SHORT TASK. Without the pictures, write out all the lines below exactly as they appear.
# # #
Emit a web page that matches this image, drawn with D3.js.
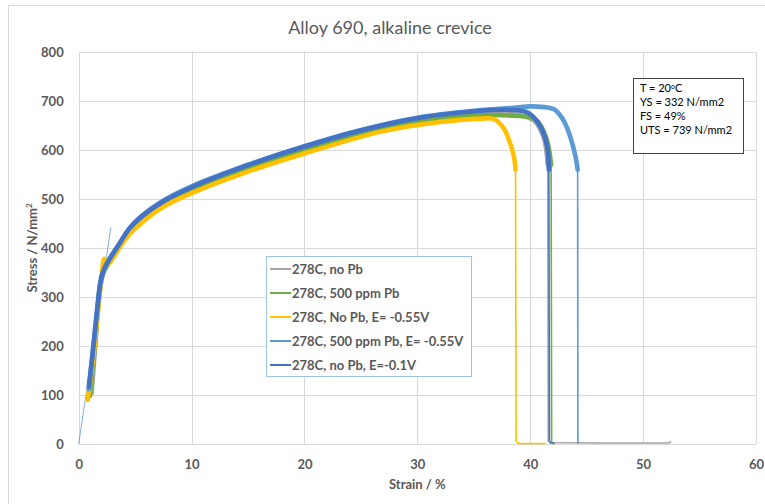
<!DOCTYPE html>
<meta charset="utf-8">
<script src="https://d3js.org/d3.v7.min.js"></script>
<style>
  body { margin: 0; background: #fff; }
  text { font-family: Lato, "Open Sans", sans-serif; fill: #595959; }
</style>
<svg id="chart"></svg>
<script>

// tick values
const xTicks = [0, 10, 20, 30, 40, 50, 60];
const yTicks = [0, 100, 200, 300, 400, 500, 600, 700, 800];

// series names, in legend order
const seriesNames = ["278C, no Pb", "278C, 500 ppm Pb", "278C, No Pb, E= -0.55V",
                     "278C, 500 ppm Pb, E= -0.55V", "278C, no Pb, E=-0.1V"];
const seriesColors = ["#a5a5a5", "#70ad47", "#ffc000", "#5b9bd5", "#4472c4"];

// [strain %, stress N/mm2]: loading part and fracture part
const grayCurve = [[1.15,104],[1.5,210],[1.9,320],[2.3,356],[2.8,374],[3.5,400],[4.5,434],[5.5,456],
  [7.5,490],[10,518],[15,562],[20,601],[25,634],[30,659],[35,672],[38.5,673],[40.3,661],[41.2,625],[41.55,570]];
const grayTail = [[41.55,570],[41.6,6],[41.8,3],[46,2],[50,2],[52.3,2],[52.5,5]];

const greenCurve = [[1.0,98],[1.45,205],[1.9,325],[2.3,356],[2.8,373],[3.5,398],[4.5,432],[5.5,455],
  [7.5,488],[10,516],[15,561],[20,599],[25,633],[30,657],[35,670],[38.5,670],[40.5,662],[41.4,626],[41.85,570]];
const greenTail = [[41.85,570],[41.9,4],[42.0,1],[42.2,1]];

const yellowCurve = [[0.8,90],[1.4,199],[2.0,335],[2.27,378],[2.5,366],[3.0,378],[3.7,404],[4.5,428],[5.5,450],
  [7.5,484],[10,512],[15,556],[20,593],[26.7,637],[30,651],[35.6,664],[36.8,663],[37.6,646],[38.0,628],[38.56,586],[38.7,560]];
const yellowTail = [[38.7,560],[38.75,6],[39.0,1],[41.4,1]];

const lightBlueCurve = [[0.9,112],[1.35,210],[1.7,285],[2.05,342],[2.4,364],[2.8,380],[3.5,405],[4.5,440],[5.5,464],
  [7.5,497],[10,526],[15,570],[20,608],[25,641],[30,666],[35,680],[38.5,686],[40,689],[41,688],[42.1,683],[42.8,666],[43.3,643],[44.0,588],[44.2,560]];
const lightBlueTail = [[44.2,560],[44.22,0]];

const darkBlueCurve = [[0.9,117],[1.3,200],[1.6,267],[2.0,340],[2.35,362],[2.8,380],[3.5,405],[4.5,440],[5.5,463],
  [7.5,495],[10,524],[15,569],[20,607],[25,640],[30,665],[35.6,680],[38,682],[39.8,676],[40.9,648],[41.5,607],[41.65,560]];
const darkBlueTail = [[41.65,560],[41.7,5],[41.8,2],[42.1,2]];

// modulus line
const elasticLine = [[0,0],[2.85,442]];

const curves = [grayCurve, greenCurve, yellowCurve, lightBlueCurve, darkBlueCurve];
const tails = [grayTail, greenTail, yellowTail, lightBlueTail, darkBlueTail];

const infoLines = ["YS = 332 N/mm2", "FS = 49%", "UTS = 739 N/mm2"];

const width = 765, height = 504;
const margin = {left: 78.7, right: 9, top: 52, bottom: 60};

const svg = d3.select("#chart").attr("width", width).attr("height", height);

// chart area border
svg.append("rect")
  .attr("x", 8.5).attr("y", 5.5).attr("width", 770).attr("height", 510)
  .attr("fill", "none").attr("stroke", "#d9d9d9");

const x = d3.scaleLinear().domain([0, 60]).range([margin.left, width - margin.right]);
const y = d3.scaleLinear().domain([0, 800]).range([height - margin.bottom, margin.top]);

// gridlines
svg.append("g").selectAll("line").data(yTicks).join("line")
  .attr("x1", x(0)).attr("x2", x(60))
  .attr("y1", d => Math.round(y(d)) + 0.5).attr("y2", d => Math.round(y(d)) + 0.5)
  .attr("stroke", "#d9d9d9");
svg.append("g").selectAll("line").data(xTicks).join("line")
  .attr("y1", y(0)).attr("y2", y(800))
  .attr("x1", d => Math.round(x(d)) + 0.5).attr("x2", d => Math.round(x(d)) + 0.5)
  .attr("stroke", "#d9d9d9");

// axes (labels only)
const xAxis = svg.append("g")
  .attr("transform", `translate(0,${y(0) + 13})`)
  .call(d3.axisBottom(x).tickValues(xTicks).tickSize(0));
const yAxis = svg.append("g")
  .attr("transform", `translate(${x(0) - 12},0)`)
  .call(d3.axisLeft(y).tickValues(yTicks).tickSize(0));
[xAxis, yAxis].forEach(a => {
  a.select(".domain").remove();
  a.selectAll("text").style("font-size", "13px").style("font-weight", "bold")
    .style("font-family", "Lato").attr("fill", "#595959");
});

// data lines
const thick = d3.line().x(d => x(d[0])).y(d => y(d[1])).curve(d3.curveCatmullRom.alpha(0.5));
const thin = d3.line().x(d => x(d[0])).y(d => y(d[1]));

svg.append("path").datum(elasticLine)
  .attr("d", thin).attr("fill", "none").attr("stroke", "#5b9bd5").attr("stroke-width", 0.8);

curves.forEach((c, i) => {
  svg.append("path").datum(tails[i])
    .attr("d", thin).attr("fill", "none")
    .attr("stroke", seriesColors[i]).attr("stroke-width", 1.6);
  svg.append("path").datum(c)
    .attr("d", thick).attr("fill", "none")
    .attr("stroke", seriesColors[i]).attr("stroke-width", 4.6)
    .attr("stroke-linejoin", "round").attr("stroke-linecap", "round");
});

// title
svg.append("text")
  .attr("x", 390).attr("y", 34).attr("text-anchor", "middle")
  .style("font-size", "18px").text("Alloy 690, alkaline crevice");

// axis titles
svg.append("text")
  .attr("x", (x(0) + x(60)) / 2).attr("y", 489).attr("text-anchor", "middle")
  .style("font-size", "13px").style("font-weight", "bold").text("Strain / %");
const yt = svg.append("text")
  .attr("transform", `translate(37,${(y(0) + y(800)) / 2}) rotate(-90)`)
  .attr("text-anchor", "middle")
  .style("font-size", "13px").style("font-weight", "bold");
yt.append("tspan").text("Stress / N/mm");
yt.append("tspan").attr("dy", -5).style("font-size", "8px").text("2");

// legend
const legend = svg.append("g").attr("transform", "translate(266,256)");
legend.append("rect").attr("x", 0.5).attr("y", 0.5).attr("width", 205).attr("height", 120)
  .attr("fill", "#fff").attr("stroke", "#9dc3e6");
seriesNames.forEach((n, i) => {
  const ly = 13 + i * 24;
  legend.append("line").attr("x1", 4).attr("x2", 25).attr("y1", ly).attr("y2", ly)
    .attr("stroke", seriesColors[i]).attr("stroke-width", 2);
  legend.append("text").attr("x", 26).attr("y", ly + 4.5)
    .style("font-size", "13px").style("font-weight", "bold").text(n);
});

// info box
const info = svg.append("g").attr("transform", "translate(633,78)");
info.append("rect").attr("x", 0.5).attr("y", 0.5).attr("width", 110).attr("height", 75)
  .attr("fill", "#fff").attr("stroke", "#404040");
const t0 = info.append("text").attr("x", 7).attr("y", 14).style("font-size", "11px").style("fill", "#000");
t0.append("tspan").text("T = 20");
t0.append("tspan").attr("dy", -3).style("font-size", "7px").text("o");
t0.append("tspan").attr("dy", 3).text("C");
infoLines.forEach((l, i) => {
  info.append("text").attr("x", 7).attr("y", 28 + i * 14)
    .style("font-size", "11px").style("fill", "#000").text(l);
});

</script>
# # #
OUTPUT.
Emit a web page that matches this image, drawn with D3.js.
<!DOCTYPE html>
<meta charset="utf-8">
<script src="https://d3js.org/d3.v7.min.js"></script>
<style>
  body { margin: 0; background: #fff; }
  text { font-family: Lato, "Open Sans", sans-serif; fill: #595959; }
</style>
<svg id="chart"></svg>
<script>

// tick values
const xTicks = [0, 10, 20, 30, 40, 50, 60];
const yTicks = [0, 100, 200, 300, 400, 500, 600, 700, 800];

// series names, in legend order
const seriesNames = ["278C, no Pb", "278C, 500 ppm Pb", "278C, No Pb, E= -0.55V",
                     "278C, 500 ppm Pb, E= -0.55V", "278C, no Pb, E=-0.1V"];
const seriesColors = ["#a5a5a5", "#70ad47", "#ffc000", "#5b9bd5", "#4472c4"];

// [strain %, stress N/mm2]: loading part and fracture part
const grayCurve = [[1.15,104],[1.5,210],[1.9,320],[2.3,356],[2.8,374],[3.5,400],[4.5,434],[5.5,456],
  [7.5,490],[10,518],[15,562],[20,601],[25,634],[30,659],[35,672],[38.5,673],[40.3,661],[41.2,625],[41.55,570]];
const grayTail = [[41.55,570],[41.6,6],[41.8,3],[46,2],[50,2],[52.3,2],[52.5,5]];

const greenCurve = [[1.0,98],[1.45,205],[1.9,325],[2.3,356],[2.8,373],[3.5,398],[4.5,432],[5.5,455],
  [7.5,488],[10,516],[15,561],[20,599],[25,633],[30,657],[35,670],[38.5,670],[40.5,662],[41.4,626],[41.85,570]];
const greenTail = [[41.85,570],[41.9,4],[42.0,1],[42.2,1]];

const yellowCurve = [[0.8,90],[1.4,199],[2.0,335],[2.27,378],[2.5,366],[3.0,378],[3.7,404],[4.5,428],[5.5,450],
  [7.5,484],[10,512],[15,556],[20,593],[26.7,637],[30,651],[35.6,664],[36.8,663],[37.6,646],[38.0,628],[38.56,586],[38.7,560]];
const yellowTail = [[38.7,560],[38.75,6],[39.0,1],[41.4,1]];

const lightBlueCurve = [[0.9,112],[1.35,210],[1.7,285],[2.05,342],[2.4,364],[2.8,380],[3.5,405],[4.5,440],[5.5,464],
  [7.5,497],[10,526],[15,570],[20,608],[25,641],[30,666],[35,680],[38.5,686],[40,689],[41,688],[42.1,683],[42.8,666],[43.3,643],[44.0,588],[44.2,560]];
const lightBlueTail = [[44.2,560],[44.22,0]];

const darkBlueCurve = [[0.9,117],[1.3,200],[1.6,267],[2.0,340],[2.35,362],[2.8,380],[3.5,405],[4.5,440],[5.5,463],
  [7.5,495],[10,524],[15,569],[20,607],[25,640],[30,665],[35.6,680],[38,682],[39.8,676],[40.9,648],[41.5,607],[41.65,560]];
const darkBlueTail = [[41.65,560],[41.7,5],[41.8,2],[42.1,2]];

// modulus line
const elasticLine = [[0,0],[2.85,442]];

const curves = [grayCurve, greenCurve, yellowCurve, lightBlueCurve, darkBlueCurve];
const tails = [grayTail, greenTail, yellowTail, lightBlueTail, darkBlueTail];

const infoLines = ["YS = 332 N/mm2", "FS = 49%", "UTS = 739 N/mm2"];

const width = 765, height = 504;
const margin = {left: 78.7, right: 9, top: 52, bottom: 60};

const svg = d3.select("#chart").attr("width", width).attr("height", height);

// chart area border
svg.append("rect")
  .attr("x", 8.5).attr("y", 5.5).attr("width", 770).attr("height", 510)
  .attr("fill", "none").attr("stroke", "#d9d9d9");

const x = d3.scaleLinear().domain([0, 60]).range([margin.left, width - margin.right]);
const y = d3.scaleLinear().domain([0, 800]).range([height - margin.bottom, margin.top]);

// gridlines
svg.append("g").selectAll("line").data(yTicks).join("line")
  .attr("x1", x(0)).attr("x2", x(60))
  .attr("y1", d => Math.round(y(d)) + 0.5).attr("y2", d => Math.round(y(d)) + 0.5)
  .attr("stroke", "#d9d9d9");
svg.append("g").selectAll("line").data(xTicks).join("line")
  .attr("y1", y(0)).attr("y2", y(800))
  .attr("x1", d => Math.round(x(d)) + 0.5).attr("x2", d => Math.round(x(d)) + 0.5)
  .attr("stroke", "#d9d9d9");

// axes (labels only)
const xAxis = svg.append("g")
  .attr("transform", `translate(0,${y(0) + 13})`)
  .call(d3.axisBottom(x).tickValues(xTicks).tickSize(0));
const yAxis = svg.append("g")
  .attr("transform", `translate(${x(0) - 12},0)`)
  .call(d3.axisLeft(y).tickValues(yTicks).tickSize(0));
[xAxis, yAxis].forEach(a => {
  a.select(".domain").remove();
  a.selectAll("text").style("font-size", "13px").style("font-weight", "bold")
    .style("font-family", "Lato").attr("fill", "#595959");
});

// data lines
const thick = d3.line().x(d => x(d[0])).y(d => y(d[1])).curve(d3.curveCatmullRom.alpha(0.5));
const thin = d3.line().x(d => x(d[0])).y(d => y(d[1]));

svg.append("path").datum(elasticLine)
  .attr("d", thin).attr("fill", "none").attr("stroke", "#5b9bd5").attr("stroke-width", 0.8);

curves.forEach((c, i) => {
  svg.append("path").datum(tails[i])
    .attr("d", thin).attr("fill", "none")
    .attr("stroke", seriesColors[i]).attr("stroke-width", 1.6);
  svg.append("path").datum(c)
    .attr("d", thick).attr("fill", "none")
    .attr("stroke", seriesColors[i]).attr("stroke-width", 4.6)
    .attr("stroke-linejoin", "round").attr("stroke-linecap", "round");
});

// title
svg.append("text")
  .attr("x", 390).attr("y", 34).attr("text-anchor", "middle")
  .style("font-size", "18px").text("Alloy 690, alkaline crevice");

// axis titles
svg.append("text")
  .attr("x", (x(0) + x(60)) / 2).attr("y", 489).attr("text-anchor", "middle")
  .style("font-size", "13px").style("font-weight", "bold").text("Strain / %");
const yt = svg.append("text")
  .attr("transform", `translate(37,${(y(0) + y(800)) / 2}) rotate(-90)`)
  .attr("text-anchor", "middle")
  .style("font-size", "13px").style("font-weight", "bold");
yt.append("tspan").text("Stress / N/mm");
yt.append("tspan").attr("dy", -5).style("font-size", "8px").text("2");

// legend
const legend = svg.append("g").attr("transform", "translate(266,256)");
legend.append("rect").attr("x", 0.5).attr("y", 0.5).attr("width", 205).attr("height", 120)
  .attr("fill", "#fff").attr("stroke", "#9dc3e6");
seriesNames.forEach((n, i) => {
  const ly = 13 + i * 24;
  legend.append("line").attr("x1", 4).attr("x2", 25).attr("y1", ly).attr("y2", ly)
    .attr("stroke", seriesColors[i]).attr("stroke-width", 2);
  legend.append("text").attr("x", 26).attr("y", ly + 4.5)
    .style("font-size", "13px").style("font-weight", "bold").text(n);
});

// info box
const info = svg.append("g").attr("transform", "translate(633,78)");
info.append("rect").attr("x", 0.5).attr("y", 0.5).attr("width", 110).attr("height", 75)
  .attr("fill", "#fff").attr("stroke", "#404040");
const t0 = info.append("text").attr("x", 7).attr("y", 14).style("font-size", "11px").style("fill", "#000");
t0.append("tspan").text("T = 20");
t0.append("tspan").attr("dy", -3).style("font-size", "7px").text("o");
t0.append("tspan").attr("dy", 3).text("C");
infoLines.forEach((l, i) => {
  info.append("text").attr("x", 7).attr("y", 28 + i * 14)
    .style("font-size", "11px").style("fill", "#000").text(l);
});

</script>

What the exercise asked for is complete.